- **Short problem**
Do not repeat pictures. Repeat exactly the lines of the listing below from its first line through the line with "32.6, 53.3, 51.3];".

- **Data lines**
-- BEGIN --

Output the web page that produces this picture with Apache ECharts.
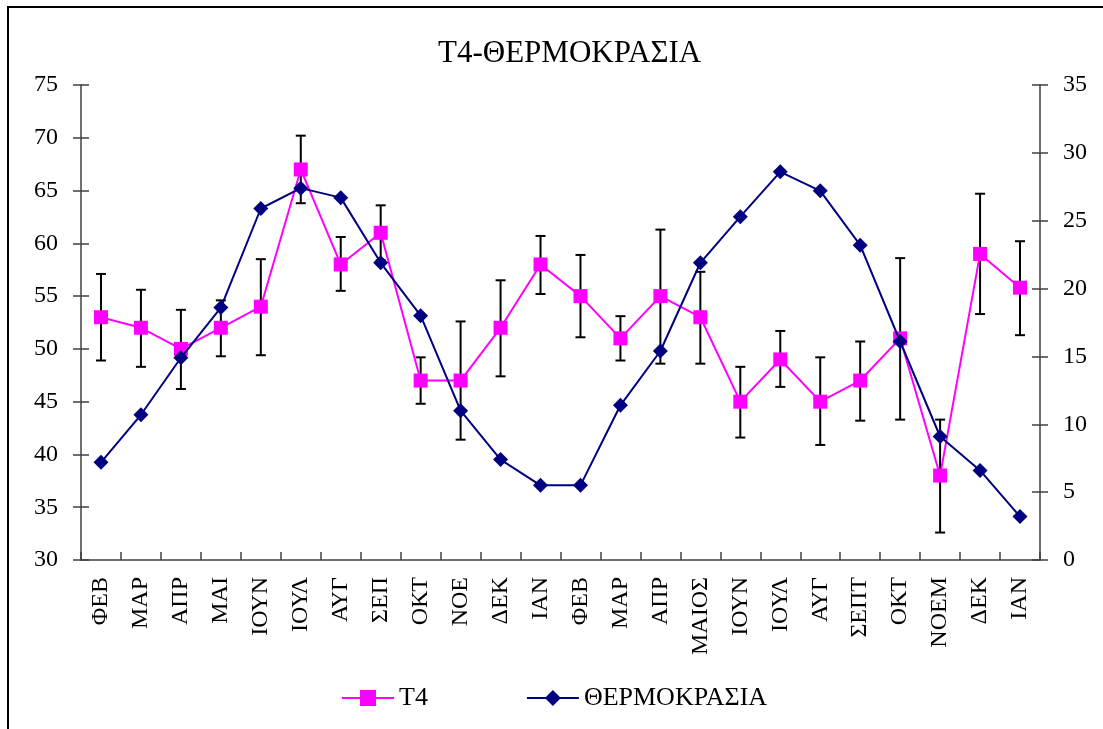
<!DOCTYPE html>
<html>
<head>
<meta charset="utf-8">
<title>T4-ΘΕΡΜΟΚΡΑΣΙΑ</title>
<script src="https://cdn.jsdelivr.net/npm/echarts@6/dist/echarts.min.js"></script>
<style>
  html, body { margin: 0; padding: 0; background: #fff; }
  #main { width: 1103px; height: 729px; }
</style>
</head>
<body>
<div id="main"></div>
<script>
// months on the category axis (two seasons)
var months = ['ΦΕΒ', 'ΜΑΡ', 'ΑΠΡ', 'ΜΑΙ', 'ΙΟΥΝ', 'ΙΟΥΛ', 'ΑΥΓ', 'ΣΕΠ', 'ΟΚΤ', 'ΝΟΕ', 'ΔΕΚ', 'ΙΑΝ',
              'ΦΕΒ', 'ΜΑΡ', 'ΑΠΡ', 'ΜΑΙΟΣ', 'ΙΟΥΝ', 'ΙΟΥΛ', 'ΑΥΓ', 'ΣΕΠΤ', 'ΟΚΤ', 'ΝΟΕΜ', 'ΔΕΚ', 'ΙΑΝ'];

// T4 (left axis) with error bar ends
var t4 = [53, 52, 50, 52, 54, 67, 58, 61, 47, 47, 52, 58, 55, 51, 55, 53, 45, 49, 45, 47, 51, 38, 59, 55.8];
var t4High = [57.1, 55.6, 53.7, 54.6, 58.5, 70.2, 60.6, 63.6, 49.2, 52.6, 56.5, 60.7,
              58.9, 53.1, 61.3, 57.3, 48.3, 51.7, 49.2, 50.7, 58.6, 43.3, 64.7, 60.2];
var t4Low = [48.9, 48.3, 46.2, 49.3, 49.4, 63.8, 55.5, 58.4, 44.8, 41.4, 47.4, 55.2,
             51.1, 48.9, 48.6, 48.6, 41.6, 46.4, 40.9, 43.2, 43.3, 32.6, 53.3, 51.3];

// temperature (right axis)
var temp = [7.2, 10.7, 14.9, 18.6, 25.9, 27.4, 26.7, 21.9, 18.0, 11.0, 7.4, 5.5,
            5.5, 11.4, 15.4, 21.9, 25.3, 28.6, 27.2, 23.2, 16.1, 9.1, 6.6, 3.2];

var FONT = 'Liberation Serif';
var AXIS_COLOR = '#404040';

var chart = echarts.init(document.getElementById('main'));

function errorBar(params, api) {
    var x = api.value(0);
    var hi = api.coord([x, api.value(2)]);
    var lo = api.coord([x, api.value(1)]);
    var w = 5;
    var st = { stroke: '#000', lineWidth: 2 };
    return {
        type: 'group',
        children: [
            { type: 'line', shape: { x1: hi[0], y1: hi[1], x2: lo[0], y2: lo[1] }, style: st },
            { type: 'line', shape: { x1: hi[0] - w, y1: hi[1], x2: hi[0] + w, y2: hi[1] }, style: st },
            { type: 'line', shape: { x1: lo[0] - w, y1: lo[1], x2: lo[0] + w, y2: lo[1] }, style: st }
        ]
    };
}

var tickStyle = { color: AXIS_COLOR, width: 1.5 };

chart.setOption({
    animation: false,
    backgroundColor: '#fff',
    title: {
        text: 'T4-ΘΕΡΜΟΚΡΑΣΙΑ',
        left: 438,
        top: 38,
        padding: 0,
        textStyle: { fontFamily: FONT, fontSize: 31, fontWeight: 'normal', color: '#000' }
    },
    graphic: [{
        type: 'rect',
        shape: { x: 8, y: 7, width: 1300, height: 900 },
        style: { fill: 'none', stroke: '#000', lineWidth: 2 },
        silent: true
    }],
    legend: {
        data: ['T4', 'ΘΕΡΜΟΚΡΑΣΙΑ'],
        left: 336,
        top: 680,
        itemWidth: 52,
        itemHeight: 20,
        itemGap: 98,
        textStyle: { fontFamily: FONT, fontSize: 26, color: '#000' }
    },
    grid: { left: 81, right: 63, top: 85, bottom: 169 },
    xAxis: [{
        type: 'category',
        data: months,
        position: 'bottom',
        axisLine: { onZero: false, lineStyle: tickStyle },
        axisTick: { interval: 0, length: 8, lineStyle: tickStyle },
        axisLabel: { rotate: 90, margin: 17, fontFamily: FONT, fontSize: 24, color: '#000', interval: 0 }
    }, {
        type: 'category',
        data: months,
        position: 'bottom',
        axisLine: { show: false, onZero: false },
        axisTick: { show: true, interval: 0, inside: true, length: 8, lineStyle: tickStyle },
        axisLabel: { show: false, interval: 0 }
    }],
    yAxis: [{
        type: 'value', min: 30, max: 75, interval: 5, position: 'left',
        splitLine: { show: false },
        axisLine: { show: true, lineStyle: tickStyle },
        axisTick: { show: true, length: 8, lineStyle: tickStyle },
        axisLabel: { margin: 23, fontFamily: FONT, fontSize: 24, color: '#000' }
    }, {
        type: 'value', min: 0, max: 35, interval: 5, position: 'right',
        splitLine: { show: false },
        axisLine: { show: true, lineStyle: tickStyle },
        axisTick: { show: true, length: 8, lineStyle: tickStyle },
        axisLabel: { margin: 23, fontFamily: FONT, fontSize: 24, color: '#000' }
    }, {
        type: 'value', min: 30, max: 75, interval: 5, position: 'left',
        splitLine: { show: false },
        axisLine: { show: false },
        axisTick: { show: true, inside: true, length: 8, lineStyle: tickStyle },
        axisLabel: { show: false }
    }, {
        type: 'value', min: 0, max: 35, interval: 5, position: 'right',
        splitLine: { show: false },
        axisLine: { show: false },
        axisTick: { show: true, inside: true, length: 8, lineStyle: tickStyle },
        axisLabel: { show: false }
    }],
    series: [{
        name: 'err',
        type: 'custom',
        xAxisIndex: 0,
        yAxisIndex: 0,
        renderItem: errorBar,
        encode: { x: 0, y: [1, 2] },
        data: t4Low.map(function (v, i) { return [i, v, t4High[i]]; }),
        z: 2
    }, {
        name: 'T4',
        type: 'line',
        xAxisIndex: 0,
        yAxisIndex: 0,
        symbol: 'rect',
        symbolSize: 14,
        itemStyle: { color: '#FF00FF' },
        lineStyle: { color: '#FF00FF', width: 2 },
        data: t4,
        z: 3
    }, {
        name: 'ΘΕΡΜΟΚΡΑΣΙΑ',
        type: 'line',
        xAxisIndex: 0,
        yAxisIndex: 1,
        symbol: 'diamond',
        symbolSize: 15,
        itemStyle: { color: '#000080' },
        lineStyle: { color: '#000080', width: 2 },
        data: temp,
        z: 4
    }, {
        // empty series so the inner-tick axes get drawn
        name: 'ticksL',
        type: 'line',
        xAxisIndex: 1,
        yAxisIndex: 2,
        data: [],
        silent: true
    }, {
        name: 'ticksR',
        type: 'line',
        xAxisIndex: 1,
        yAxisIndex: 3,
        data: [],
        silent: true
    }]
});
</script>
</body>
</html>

-- END --

- **Expected answer**
Output the web page that produces this picture with Apache ECharts.
<!DOCTYPE html>
<html>
<head>
<meta charset="utf-8">
<title>T4-ΘΕΡΜΟΚΡΑΣΙΑ</title>
<script src="https://cdn.jsdelivr.net/npm/echarts@6/dist/echarts.min.js"></script>
<style>
  html, body { margin: 0; padding: 0; background: #fff; }
  #main { width: 1103px; height: 729px; }
</style>
</head>
<body>
<div id="main"></div>
<script>
// months on the category axis (two seasons)
var months = ['ΦΕΒ', 'ΜΑΡ', 'ΑΠΡ', 'ΜΑΙ', 'ΙΟΥΝ', 'ΙΟΥΛ', 'ΑΥΓ', 'ΣΕΠ', 'ΟΚΤ', 'ΝΟΕ', 'ΔΕΚ', 'ΙΑΝ',
              'ΦΕΒ', 'ΜΑΡ', 'ΑΠΡ', 'ΜΑΙΟΣ', 'ΙΟΥΝ', 'ΙΟΥΛ', 'ΑΥΓ', 'ΣΕΠΤ', 'ΟΚΤ', 'ΝΟΕΜ', 'ΔΕΚ', 'ΙΑΝ'];

// T4 (left axis) with error bar ends
var t4 = [53, 52, 50, 52, 54, 67, 58, 61, 47, 47, 52, 58, 55, 51, 55, 53, 45, 49, 45, 47, 51, 38, 59, 55.8];
var t4High = [57.1, 55.6, 53.7, 54.6, 58.5, 70.2, 60.6, 63.6, 49.2, 52.6, 56.5, 60.7,
              58.9, 53.1, 61.3, 57.3, 48.3, 51.7, 49.2, 50.7, 58.6, 43.3, 64.7, 60.2];
var t4Low = [48.9, 48.3, 46.2, 49.3, 49.4, 63.8, 55.5, 58.4, 44.8, 41.4, 47.4, 55.2,
             51.1, 48.9, 48.6, 48.6, 41.6, 46.4, 40.9, 43.2, 43.3, 32.6, 53.3, 51.3];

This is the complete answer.